Discharge coefficient (Cd) depends on both beta ratio (β) and Reynolds number (Re), which themselves depend on orifice diameter (d). Therefore, the orifice equation must be solved iteratively until convergence.
What is the Reader-Harris/Gallagher equation?
It is the internationally accepted correlation for orifice plate discharge coefficient, adopted by ISO 5167 and AGA Report No. 3. It provides uncertainty of ±0.5% for β ≤ 0.6 and Re ≥ 10,000.
When is expansibility factor (ε) used?
For gases and steam (compressible fluids), ε corrects for density change across the orifice.

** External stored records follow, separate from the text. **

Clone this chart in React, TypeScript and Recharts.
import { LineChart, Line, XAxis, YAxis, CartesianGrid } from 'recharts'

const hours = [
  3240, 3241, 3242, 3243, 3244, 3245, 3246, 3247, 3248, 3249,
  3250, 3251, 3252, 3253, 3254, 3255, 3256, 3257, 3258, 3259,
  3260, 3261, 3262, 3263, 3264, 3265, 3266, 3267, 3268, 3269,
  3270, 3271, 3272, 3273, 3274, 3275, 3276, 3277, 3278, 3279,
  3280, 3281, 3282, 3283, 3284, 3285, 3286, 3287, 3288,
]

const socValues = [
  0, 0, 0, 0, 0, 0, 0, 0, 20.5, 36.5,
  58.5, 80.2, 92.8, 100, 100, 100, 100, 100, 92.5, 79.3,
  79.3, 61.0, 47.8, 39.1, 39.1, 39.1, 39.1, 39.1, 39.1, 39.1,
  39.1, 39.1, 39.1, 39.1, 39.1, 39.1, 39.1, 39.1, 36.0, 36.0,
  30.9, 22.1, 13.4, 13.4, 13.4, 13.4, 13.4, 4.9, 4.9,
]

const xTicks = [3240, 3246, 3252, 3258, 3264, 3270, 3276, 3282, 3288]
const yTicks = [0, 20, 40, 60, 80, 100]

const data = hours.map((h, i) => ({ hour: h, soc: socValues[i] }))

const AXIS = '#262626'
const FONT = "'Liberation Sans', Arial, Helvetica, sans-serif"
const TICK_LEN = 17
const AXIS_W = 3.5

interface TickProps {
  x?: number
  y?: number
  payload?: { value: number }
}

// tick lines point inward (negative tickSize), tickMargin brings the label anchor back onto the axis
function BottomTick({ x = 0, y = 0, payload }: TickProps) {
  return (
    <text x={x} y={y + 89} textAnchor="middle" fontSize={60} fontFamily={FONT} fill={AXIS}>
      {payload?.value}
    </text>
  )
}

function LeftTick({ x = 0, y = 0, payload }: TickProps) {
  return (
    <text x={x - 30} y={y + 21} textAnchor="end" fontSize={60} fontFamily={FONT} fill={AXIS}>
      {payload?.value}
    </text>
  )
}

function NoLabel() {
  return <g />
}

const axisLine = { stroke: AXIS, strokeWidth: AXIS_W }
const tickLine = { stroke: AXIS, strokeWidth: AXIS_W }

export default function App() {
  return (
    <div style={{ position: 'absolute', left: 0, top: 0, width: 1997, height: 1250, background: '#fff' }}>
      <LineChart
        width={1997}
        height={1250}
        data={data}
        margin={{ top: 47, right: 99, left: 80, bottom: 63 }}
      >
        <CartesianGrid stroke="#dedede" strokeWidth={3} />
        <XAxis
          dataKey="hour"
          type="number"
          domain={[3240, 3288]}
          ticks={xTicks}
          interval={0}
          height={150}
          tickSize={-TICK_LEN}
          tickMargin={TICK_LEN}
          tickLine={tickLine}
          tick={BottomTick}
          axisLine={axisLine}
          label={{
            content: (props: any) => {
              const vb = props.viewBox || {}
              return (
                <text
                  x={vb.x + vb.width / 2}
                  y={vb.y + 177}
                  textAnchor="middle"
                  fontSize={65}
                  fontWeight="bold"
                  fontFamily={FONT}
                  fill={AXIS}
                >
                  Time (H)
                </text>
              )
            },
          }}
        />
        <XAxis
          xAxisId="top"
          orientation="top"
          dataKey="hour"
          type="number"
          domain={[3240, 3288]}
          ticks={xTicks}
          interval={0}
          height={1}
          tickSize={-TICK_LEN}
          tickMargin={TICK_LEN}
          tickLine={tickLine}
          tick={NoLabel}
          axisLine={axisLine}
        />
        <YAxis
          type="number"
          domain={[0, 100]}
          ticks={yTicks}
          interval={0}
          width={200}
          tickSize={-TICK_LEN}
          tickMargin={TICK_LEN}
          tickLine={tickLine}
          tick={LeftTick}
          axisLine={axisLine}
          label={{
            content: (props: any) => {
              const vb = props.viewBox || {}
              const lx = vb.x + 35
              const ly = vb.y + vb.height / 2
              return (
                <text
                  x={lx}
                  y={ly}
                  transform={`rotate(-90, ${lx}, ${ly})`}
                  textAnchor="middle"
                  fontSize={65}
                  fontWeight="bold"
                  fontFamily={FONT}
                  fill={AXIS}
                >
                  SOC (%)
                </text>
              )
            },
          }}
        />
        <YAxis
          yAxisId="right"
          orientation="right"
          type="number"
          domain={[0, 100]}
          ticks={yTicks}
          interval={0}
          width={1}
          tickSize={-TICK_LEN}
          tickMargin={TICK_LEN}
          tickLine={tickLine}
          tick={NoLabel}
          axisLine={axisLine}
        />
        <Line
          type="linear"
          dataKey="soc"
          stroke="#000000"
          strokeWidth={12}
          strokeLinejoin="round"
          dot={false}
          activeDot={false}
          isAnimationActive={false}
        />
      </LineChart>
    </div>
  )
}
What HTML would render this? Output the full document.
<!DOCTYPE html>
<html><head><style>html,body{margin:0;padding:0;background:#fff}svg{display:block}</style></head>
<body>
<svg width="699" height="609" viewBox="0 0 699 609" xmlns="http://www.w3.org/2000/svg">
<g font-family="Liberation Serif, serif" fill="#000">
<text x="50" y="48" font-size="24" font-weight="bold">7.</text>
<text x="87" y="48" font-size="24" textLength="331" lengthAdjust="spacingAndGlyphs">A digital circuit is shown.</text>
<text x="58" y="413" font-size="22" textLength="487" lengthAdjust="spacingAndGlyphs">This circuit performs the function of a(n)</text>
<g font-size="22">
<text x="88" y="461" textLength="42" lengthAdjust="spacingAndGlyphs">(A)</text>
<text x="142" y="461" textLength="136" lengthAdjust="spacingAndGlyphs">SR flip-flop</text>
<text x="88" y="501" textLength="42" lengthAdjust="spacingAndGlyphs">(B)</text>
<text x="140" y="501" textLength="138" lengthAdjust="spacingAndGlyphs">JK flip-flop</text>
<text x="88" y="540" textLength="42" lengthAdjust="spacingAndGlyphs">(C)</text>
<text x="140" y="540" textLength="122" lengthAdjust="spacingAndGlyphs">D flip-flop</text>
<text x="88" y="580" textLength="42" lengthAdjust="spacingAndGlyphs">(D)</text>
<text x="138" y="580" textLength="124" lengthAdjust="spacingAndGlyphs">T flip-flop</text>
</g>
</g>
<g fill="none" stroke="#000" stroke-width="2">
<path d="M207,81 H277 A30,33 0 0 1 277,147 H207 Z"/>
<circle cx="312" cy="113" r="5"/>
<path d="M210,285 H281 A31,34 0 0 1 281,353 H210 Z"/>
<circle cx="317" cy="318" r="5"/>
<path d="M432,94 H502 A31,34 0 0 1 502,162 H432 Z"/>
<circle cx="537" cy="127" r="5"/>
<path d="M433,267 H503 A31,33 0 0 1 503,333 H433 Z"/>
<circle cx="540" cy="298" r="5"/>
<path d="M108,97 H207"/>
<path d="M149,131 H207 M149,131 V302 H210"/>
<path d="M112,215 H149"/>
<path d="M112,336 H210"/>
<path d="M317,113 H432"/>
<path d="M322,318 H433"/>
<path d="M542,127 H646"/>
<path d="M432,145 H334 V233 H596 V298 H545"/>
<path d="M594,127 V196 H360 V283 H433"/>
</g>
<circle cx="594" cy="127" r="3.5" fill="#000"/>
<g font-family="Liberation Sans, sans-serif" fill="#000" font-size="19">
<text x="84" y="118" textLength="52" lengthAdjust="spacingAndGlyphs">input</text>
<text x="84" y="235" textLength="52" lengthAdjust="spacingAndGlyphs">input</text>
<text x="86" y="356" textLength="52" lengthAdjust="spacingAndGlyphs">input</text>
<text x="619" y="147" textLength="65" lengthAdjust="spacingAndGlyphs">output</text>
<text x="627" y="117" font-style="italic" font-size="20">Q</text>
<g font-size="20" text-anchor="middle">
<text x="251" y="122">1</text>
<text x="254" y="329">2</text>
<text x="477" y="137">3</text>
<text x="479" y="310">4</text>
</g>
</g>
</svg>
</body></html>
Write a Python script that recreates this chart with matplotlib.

For liquids (incompressible), ε = 1.0.
What is the difference between metered ΔP and permanent pressure loss?
Metered ΔP is measured at the tap locations (e.g., flange taps). Permanent pressure loss is the unrecovered pressure drop downstream, typically 60-80% of metered ΔP depending on β. This affects pump/compressor sizing.
Can this calculator be used for custody transfer?
No. Custody transfer requires certified flow computers and calibration. This tool is for preliminary engineering sizing only.
How accurate is this calculator?
For β between 0.2-0.6 and Re > 20,000, estimated uncertainty is ±0.5-1.0% for Cd and ±1.5-2.0% for flow rate. Outside these ranges, uncertainty increases significantly. Final design must be validated.